Тут Накдимон пришел в необычайное волнение, дыхание его стало прерывистым, будто он со всех сил куда-то бежал. Он превозмог себя, перевел дух и продолжал:
– И вот… случилось страшное! Как-то раз вечером жена моя сказала, что пойдет навестить мать. Что ж – дело доброе, я согласился, но ждал ее с нетерпением, и волнение мое отчего-то все росло. Уже совсем свечерело, а Ревекки все не было. Я беспокоился все сильнееи, не в силах долее оставаться в доме, вышел на улицу, стал вглядываться в темноту. Небо вызвездилось, луна лила бледный свет на затихающий город. Помню, я сам себя уговаривал успокоиться, но волновался так, что мнетрудно дышалось, а сердце выпрыгивало из груди. Вдруг слышу топот – бегут соседи и кричат мне: «Накдимон, беда! Беда с женой твоей! Их поймали в саду за Кедроном! Беги скорей туда!». Не чуя под собой ног, я побежал вслед за всеми. Мы выскочили из городских ворот, и перед нами открылась дорога, ведущая в оливковые сады за потоком Кедрон. Луна равнодушно освещала дорогу, и в отдалении я увидел темную группу людей, которые что-то волокли за собой. Я бросился туда, подбежал ближе и… упал… Там, впереди несколько мужчин тащили по дороге мою Ревекку, вцепившись ей в волосы… а она, пытаясь освободиться, хватала своими руками их руки, падала, но…ее встряхивали и волокли дальше… – и Накдимон, уже не сдерживаясь, заплакал.
Прошло немного времени. Мерула не смел ни останавливать, ни утешать плачущего – он понял, что такую боль и отчаяние не утешить никакими словами. Наконец Накдимон совладал с собой, вздохнул и продолжал свой рассказ. Теперь голос его звучал глухо, как у человека, не оправившегося от тяжелой болезни:
– А откуда-то со стороны до меня доносились крики – это несколько человек избивали Миху. Не помня себя, я бросился к Ревекке, желая освободить ее от мучителей, но вдруг кто-то схватил меня за плечо. Я оглянулся. И испугался – это был мой отец, Рэувен, но его лицо было так страшно, что я не сразу узнал его. Его всего перекосило от ненависти, губы были сжаты в нить, глаза сверкали в темноте, как у зверя. «Отправляйся домой, – прошипел он мне. – И не смей даже думать об этой блудодейке! Она будет наказана по закону!».Я, как всегда, послушался отца, да и что я мог сделать в тот момент?

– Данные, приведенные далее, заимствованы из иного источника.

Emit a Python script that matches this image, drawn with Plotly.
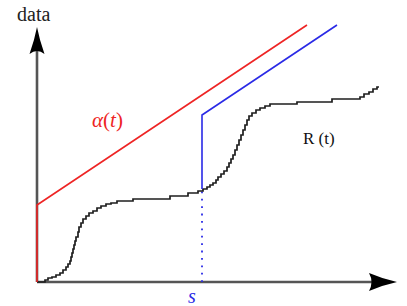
import plotly.graph_objects as go

# ---- data (units: t along horizontal, value along vertical) ----
t_R = [0, 8, 11, 15, 19, 23, 26, 29, 31, 33, 34, 35, 36, 37, 38, 39, 41, 42, 44, 46,
       49, 52, 56, 60, 64, 69, 74, 80, 96, 133, 151, 161, 166, 170, 173, 176, 179, 181,
       184, 187, 190, 192, 194, 196, 198, 200, 202, 204, 206, 208, 210, 212, 215, 219,
       223, 228, 233, 260, 295, 323, 327, 332, 336, 340, 342]
R_vals = [0, 2, 4, 5, 7, 9, 12, 15, 18, 21, 25, 29, 33, 37, 41, 45, 50, 55, 59, 63,
          66, 69, 71, 74, 76, 78, 79, 81, 83, 86, 89, 91, 93, 95, 97, 99, 102, 105,
          108, 111, 115, 119, 123, 127, 132, 137, 142, 147, 152, 157, 162, 166, 169, 172,
          174, 176, 178, 180, 183, 185, 188, 190, 193, 195, 195]

t_alpha = [0, 0, 270]
alpha_vals = [0, 77, 257]

s = 165
t_blue = [s, s, 300]
blue_vals = [93, 167, 257]

x_tip = 360   # end of horizontal axis arrow
y_tip = 255   # end of vertical axis arrow

RED = "#ee2424"
BLUE = "#2a2ae6"
SERIF = "Liberation Serif"

fig = go.Figure()
fig.add_trace(go.Scatter(x=[s, s], y=[0, blue_vals[0]], mode="lines",
                         line=dict(color=BLUE, width=1.8, dash="1.8px,5.6px"),
                         hoverinfo="skip"))
fig.add_trace(go.Scatter(x=t_R, y=R_vals, mode="lines", line_shape="hv",
                         line=dict(color="#1e1e1e", width=1.7)))
fig.add_trace(go.Scatter(x=t_alpha, y=alpha_vals, mode="lines",
                         line=dict(color=RED, width=1.6)))
fig.add_trace(go.Scatter(x=t_blue, y=blue_vals, mode="lines",
                         line=dict(color=BLUE, width=1.6)))

axis_col = "#555555"
shapes = [
    dict(type="line", x0=0, y0=0, x1=x_tip - 22, y1=0, xref="x", yref="y",
         line=dict(color=axis_col, width=2.6), layer="below"),
    dict(type="line", x0=0, y0=0, x1=0, y1=y_tip - 20, xref="x", yref="y",
         line=dict(color=axis_col, width=2.6), layer="below"),
    dict(type="path", xref="x", yref="y", fillcolor="black", line=dict(width=0),
         path=f"M {x_tip},0 Q {x_tip-14},3 {x_tip-28},9 Q {x_tip-23},0 {x_tip-28},-9 Q {x_tip-14},-3 {x_tip},0 Z"),
    dict(type="path", xref="x", yref="y", fillcolor="black", line=dict(width=0),
         path=f"M 0,{y_tip} Q 2.5,{y_tip-13} 7.5,{y_tip-27} Q 0,{y_tip-21} -7.5,{y_tip-27} Q -2.5,{y_tip-13} 0,{y_tip} Z"),
]

annotations = [
    dict(x=-4, y=268, text="data", showarrow=False, xref="x", yref="y",
         font=dict(family=SERIF, size=20, color="#222222")),
    dict(x=70, y=162, text="<i>α</i>(<i>t</i>)", showarrow=False, xref="x", yref="y",
         font=dict(family=SERIF, size=21, color=RED)),
    dict(x=282, y=144, text="R (t)", showarrow=False, xref="x", yref="y",
         font=dict(family=SERIF, size=17, color="#111111")),
    dict(x=155, y=-14, text="<i>s</i>", showarrow=False, xref="x", yref="y",
         font=dict(family=SERIF, size=20, color=BLUE)),
]

fig.update_layout(
    width=407, height=306,
    margin=dict(l=0, r=0, t=0, b=0),
    paper_bgcolor="white", plot_bgcolor="white",
    showlegend=False,
    font=dict(family=SERIF),
    xaxis=dict(range=[-37, 370], visible=False, fixedrange=True),
    yaxis=dict(range=[-24, 282], visible=False, fixedrange=True),
    shapes=shapes, annotations=annotations,
)

fig.write_html("out.html", post_script="document.body.style.margin='0';",
               config={"displayModeBar": False})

Потом-то я узнал, что мой отец заплатил кое-кому из соседей, чтобы следили за каждым шагом ненавистной ему невестки. Вот так влюбленные и попались в тот злосчастный вечер.
Я же, не смея и словом противоречить отцу, на подгибающихся ногах дотащился до дома, а там ждала меня в тревоге моя мать, Йохананна. Увидев меня совсем разбитым, она сильно опечалилась и стала сердечно меня утешать. Позже пришел отец, и они вместе старались укрепить меня, вселить в меня силы, а главное – ненависть и презрение к прелюбодейке. Но я, неблагодарный, едва их слушал, и мечтал, чтобы они ушли, оставили меня одного. Отец обронил, что Миха удрал, и его не смогли поймать, а Ревекку до утра посадили в яму у городских ворот в Нижнем городе, там она будет дожидаться утра и суда. И я в ответ на сочувственные речи отца и матери молчал и думал лишь о том, как бы мне выскользнуть незаметно из дома и пробраться к яме. Но мне это не удалось – когда они оставили меня, я почувствовал такую слабость, что не мог и двинуться, и попросту заснул тяжелым сном без сновидений.
Разбудил меня отец. «Вставай, сын, – строго промолвил он, – пришло время, пойдем». И мы пошли на площадь в Нижнем городе, где уже собралась довольно большая толпа. Светало, и я разглядел, что лица у всех – хмурые и сосредоточенные. Вскоре привели и Ревекку – я поразился ее виду. Она была такая бледная, испуганная, дрожащая, что жалость, будто змея, заползла ко мне в сердце и стала больно его кусать. По закону перед судьями должен был предстать и Миха. Ему, ввергнувшему чужую жену в такой грех, надлежало быть также наказанным, но этот храбрец, победитель женских сердец, удрал, сумел спасти свою шкуру, и Ревекка одна должна была ответить за все. А мне безумно хотелось схватить за руку свою несчастную, затравленную жену и как можно быстрее убежать с ней куда глаза глядят, прочь из Йерушалаима, прочь от этой мрачной толпы. Но ничего этого я, конечно, не сделал, даже не пошевелился, и надменно отвернулся от нее, когда она взглянула в мою сторону.